At this time of year, the shadow of dread touches me at least as often as signs of seasonal happiness. Yes, I am grateful that my mother has made it through another year. But I never know if she’ll actually understand what’s going on or be touched by things that once made her holidays joyful.
Lately she’s had me worried because, on most days, her speech is nearly incomprehensible. Sometimes I ask myself how she can go on when it’s obvious the jumble in her brain keeps her from saying a clear word. But this week something amazing happened. It wasn’t exactly a Christmas miracle — just one of those strange events that melts your heart and fills your eyes with tears.

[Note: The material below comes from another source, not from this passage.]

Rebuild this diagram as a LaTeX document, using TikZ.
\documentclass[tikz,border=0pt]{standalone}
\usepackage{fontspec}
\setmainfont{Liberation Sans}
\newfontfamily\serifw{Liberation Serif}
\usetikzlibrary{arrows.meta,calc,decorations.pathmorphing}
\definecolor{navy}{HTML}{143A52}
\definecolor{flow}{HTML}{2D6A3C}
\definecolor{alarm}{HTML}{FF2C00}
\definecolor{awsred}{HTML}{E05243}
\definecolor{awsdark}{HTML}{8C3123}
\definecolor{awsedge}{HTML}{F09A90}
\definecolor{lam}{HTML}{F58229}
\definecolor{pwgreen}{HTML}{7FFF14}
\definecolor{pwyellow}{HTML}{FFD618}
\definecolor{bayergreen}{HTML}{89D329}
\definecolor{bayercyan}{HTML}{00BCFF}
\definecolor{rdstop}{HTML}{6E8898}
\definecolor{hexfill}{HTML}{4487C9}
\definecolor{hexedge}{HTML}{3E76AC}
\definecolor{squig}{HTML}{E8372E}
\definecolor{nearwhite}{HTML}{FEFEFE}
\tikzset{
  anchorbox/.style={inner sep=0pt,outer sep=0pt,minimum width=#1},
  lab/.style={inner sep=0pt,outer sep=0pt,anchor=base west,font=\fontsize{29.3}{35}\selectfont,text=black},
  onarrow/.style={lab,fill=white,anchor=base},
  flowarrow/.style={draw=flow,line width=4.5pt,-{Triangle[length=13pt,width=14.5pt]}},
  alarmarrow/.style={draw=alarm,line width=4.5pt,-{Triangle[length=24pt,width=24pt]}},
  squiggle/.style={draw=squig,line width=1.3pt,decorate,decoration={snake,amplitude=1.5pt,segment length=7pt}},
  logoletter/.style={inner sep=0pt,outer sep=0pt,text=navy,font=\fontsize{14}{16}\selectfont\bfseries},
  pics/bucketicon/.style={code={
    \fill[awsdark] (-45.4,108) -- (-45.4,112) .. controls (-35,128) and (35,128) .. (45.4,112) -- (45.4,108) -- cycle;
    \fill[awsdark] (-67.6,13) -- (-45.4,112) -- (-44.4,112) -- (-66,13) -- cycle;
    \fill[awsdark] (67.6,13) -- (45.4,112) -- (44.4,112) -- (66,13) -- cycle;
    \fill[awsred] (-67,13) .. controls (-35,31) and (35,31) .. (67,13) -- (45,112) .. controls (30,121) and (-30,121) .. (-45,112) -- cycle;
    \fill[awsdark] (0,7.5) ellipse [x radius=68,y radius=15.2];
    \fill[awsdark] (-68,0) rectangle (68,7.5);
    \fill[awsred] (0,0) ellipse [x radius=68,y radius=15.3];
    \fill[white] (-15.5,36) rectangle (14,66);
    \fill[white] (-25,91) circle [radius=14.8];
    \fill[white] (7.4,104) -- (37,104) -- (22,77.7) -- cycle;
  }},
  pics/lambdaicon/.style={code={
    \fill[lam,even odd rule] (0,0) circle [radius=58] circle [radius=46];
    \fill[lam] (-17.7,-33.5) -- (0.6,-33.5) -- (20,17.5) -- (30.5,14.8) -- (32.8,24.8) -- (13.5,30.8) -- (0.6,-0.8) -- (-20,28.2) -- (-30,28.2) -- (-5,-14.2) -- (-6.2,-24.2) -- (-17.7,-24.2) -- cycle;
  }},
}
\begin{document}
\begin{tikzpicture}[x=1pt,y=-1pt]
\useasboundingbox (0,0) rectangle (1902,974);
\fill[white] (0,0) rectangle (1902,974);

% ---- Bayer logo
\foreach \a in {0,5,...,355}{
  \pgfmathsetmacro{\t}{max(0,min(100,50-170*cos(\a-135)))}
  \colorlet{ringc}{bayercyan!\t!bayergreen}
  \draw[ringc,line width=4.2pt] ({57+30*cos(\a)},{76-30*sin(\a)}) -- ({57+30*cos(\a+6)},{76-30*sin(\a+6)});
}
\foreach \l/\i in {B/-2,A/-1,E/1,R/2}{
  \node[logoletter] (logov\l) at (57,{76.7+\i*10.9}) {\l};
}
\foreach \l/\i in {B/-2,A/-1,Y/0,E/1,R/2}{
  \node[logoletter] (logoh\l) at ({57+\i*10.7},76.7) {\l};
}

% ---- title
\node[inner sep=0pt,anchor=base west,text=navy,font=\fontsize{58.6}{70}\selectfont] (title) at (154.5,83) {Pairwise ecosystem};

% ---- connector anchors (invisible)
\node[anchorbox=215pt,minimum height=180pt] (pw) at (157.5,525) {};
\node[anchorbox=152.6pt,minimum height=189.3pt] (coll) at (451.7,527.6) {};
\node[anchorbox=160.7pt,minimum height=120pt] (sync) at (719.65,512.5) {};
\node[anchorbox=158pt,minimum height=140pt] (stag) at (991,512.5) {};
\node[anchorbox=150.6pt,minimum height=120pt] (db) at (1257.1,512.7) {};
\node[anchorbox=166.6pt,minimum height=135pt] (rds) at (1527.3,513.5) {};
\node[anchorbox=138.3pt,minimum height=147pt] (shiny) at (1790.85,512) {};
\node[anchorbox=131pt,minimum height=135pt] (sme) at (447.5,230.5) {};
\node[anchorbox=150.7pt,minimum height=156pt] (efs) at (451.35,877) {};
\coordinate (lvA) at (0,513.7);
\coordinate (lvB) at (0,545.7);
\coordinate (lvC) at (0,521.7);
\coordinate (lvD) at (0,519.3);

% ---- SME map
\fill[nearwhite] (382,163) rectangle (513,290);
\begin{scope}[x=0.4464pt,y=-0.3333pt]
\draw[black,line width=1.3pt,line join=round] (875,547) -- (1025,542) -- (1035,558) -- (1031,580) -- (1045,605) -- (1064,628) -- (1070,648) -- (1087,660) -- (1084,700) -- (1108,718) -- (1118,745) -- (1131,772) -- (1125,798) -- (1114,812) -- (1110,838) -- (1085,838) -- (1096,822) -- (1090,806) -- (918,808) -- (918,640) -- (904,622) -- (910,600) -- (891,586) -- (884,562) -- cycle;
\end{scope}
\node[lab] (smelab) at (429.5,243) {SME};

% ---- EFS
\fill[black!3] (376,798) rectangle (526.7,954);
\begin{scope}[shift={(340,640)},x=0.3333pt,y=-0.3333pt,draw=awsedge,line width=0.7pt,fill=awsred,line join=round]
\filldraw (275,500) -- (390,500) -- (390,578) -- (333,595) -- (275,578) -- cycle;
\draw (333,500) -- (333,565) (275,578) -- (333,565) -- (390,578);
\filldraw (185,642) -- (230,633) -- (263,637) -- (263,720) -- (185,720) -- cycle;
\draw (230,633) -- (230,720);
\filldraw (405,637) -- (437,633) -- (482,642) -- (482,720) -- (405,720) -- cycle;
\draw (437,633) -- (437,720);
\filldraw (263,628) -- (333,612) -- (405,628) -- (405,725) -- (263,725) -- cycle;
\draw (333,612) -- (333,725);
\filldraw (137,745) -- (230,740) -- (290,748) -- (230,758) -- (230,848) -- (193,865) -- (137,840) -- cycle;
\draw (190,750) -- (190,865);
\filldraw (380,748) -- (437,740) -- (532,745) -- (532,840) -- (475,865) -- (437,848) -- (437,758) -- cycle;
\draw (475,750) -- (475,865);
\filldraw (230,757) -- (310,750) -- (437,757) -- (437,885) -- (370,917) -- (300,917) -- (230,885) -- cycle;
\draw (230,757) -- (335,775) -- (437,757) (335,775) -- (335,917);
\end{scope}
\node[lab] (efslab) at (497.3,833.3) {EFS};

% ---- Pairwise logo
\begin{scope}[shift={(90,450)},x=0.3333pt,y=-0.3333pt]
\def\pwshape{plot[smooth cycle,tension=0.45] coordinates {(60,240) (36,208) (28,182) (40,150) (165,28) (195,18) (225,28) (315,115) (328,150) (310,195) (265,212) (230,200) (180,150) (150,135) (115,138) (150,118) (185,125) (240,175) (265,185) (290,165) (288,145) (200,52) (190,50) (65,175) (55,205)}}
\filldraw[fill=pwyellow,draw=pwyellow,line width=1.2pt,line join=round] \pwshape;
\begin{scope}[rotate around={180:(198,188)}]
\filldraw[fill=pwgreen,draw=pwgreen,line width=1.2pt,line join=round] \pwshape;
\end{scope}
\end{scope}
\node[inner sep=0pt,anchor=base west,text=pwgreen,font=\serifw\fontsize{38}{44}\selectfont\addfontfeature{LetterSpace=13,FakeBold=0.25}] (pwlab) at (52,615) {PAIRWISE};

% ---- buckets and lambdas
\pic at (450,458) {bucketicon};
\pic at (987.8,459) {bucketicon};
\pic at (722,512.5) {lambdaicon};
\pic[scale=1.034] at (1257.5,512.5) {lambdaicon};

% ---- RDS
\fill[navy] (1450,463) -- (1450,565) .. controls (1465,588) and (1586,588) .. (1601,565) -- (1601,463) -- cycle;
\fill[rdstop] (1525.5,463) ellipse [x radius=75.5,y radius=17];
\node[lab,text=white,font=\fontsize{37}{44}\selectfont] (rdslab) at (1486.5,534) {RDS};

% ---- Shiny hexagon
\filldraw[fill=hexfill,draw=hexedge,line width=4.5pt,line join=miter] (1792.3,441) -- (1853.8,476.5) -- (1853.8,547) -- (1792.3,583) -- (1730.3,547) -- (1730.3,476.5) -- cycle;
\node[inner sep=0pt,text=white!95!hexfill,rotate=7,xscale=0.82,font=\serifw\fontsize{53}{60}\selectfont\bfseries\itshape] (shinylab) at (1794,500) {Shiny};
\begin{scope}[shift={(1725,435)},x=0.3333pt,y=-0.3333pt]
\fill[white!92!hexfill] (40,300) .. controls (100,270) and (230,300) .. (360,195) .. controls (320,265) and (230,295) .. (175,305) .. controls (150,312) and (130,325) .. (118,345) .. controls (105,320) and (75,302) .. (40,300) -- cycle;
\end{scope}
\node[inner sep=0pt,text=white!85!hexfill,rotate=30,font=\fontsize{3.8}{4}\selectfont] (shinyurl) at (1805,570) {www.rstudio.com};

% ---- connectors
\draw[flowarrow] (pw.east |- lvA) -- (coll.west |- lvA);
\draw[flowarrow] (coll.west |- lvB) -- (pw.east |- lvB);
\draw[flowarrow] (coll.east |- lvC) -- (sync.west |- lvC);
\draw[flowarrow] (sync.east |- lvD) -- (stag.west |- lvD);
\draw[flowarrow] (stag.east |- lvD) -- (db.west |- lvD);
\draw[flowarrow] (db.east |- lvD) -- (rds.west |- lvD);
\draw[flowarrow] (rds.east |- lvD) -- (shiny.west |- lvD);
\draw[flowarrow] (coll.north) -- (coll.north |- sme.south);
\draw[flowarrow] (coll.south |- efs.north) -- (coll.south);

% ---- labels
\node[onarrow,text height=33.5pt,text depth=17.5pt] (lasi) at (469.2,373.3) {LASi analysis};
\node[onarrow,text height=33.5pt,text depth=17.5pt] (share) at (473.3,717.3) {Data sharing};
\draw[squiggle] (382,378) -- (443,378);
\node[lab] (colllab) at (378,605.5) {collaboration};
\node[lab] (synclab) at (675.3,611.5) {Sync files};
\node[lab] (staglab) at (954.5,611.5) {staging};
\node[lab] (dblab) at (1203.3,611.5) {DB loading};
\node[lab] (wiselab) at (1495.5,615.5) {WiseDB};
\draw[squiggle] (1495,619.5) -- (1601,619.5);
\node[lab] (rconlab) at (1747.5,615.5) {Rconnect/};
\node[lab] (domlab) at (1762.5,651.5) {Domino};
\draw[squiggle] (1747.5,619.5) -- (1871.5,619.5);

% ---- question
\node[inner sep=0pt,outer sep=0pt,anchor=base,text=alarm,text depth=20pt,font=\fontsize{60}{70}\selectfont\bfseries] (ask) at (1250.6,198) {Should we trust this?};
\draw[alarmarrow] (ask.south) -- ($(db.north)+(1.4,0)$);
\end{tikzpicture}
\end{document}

The leader at her activity program organized an evening bus trip to take Mom and her fellow dementia sufferers out to see a giant display of Christmas lights. I tried to do something similar with her last year but it didn’t turn out well. She could barely get into the car and seemed more uncomfortable than impressed, even as we passed sparkling trees and store fronts. Fortunately, her program director had a minibus with large windows and good visibility which probably made the difference. Plus, the lights they saw were part of an enormous outdoor show at Shady Brook Farm. Every arrangement was on a huge scale that made lights visible to even the weakest eyes. The farm also featured young students playing holiday music, a double trigger (kids+music) for my mom.
The day after their trip, Mom stood with me as I heard more details from the activity director. We were both surprised when Mom started to talk and told us how much she loved the tour. She shocked us by speaking in complete sentences and knowing that the trip was “yesterday.” “Yes-ter-day” — repeated the activity director, right along with me. “Yes-ter-day,” said Mom, again. It was the first time in ages she’d held onto a memory for 24 hours. Like a sentimental mother hearing her child speak new words, I could barely keep from crying. I was so proud of her, so delighted by the deep impact of the trip.
I know I can’t hope this will happen often — or ever again. But for that one moment, her sentence spoke volumes to me, words I will never forget.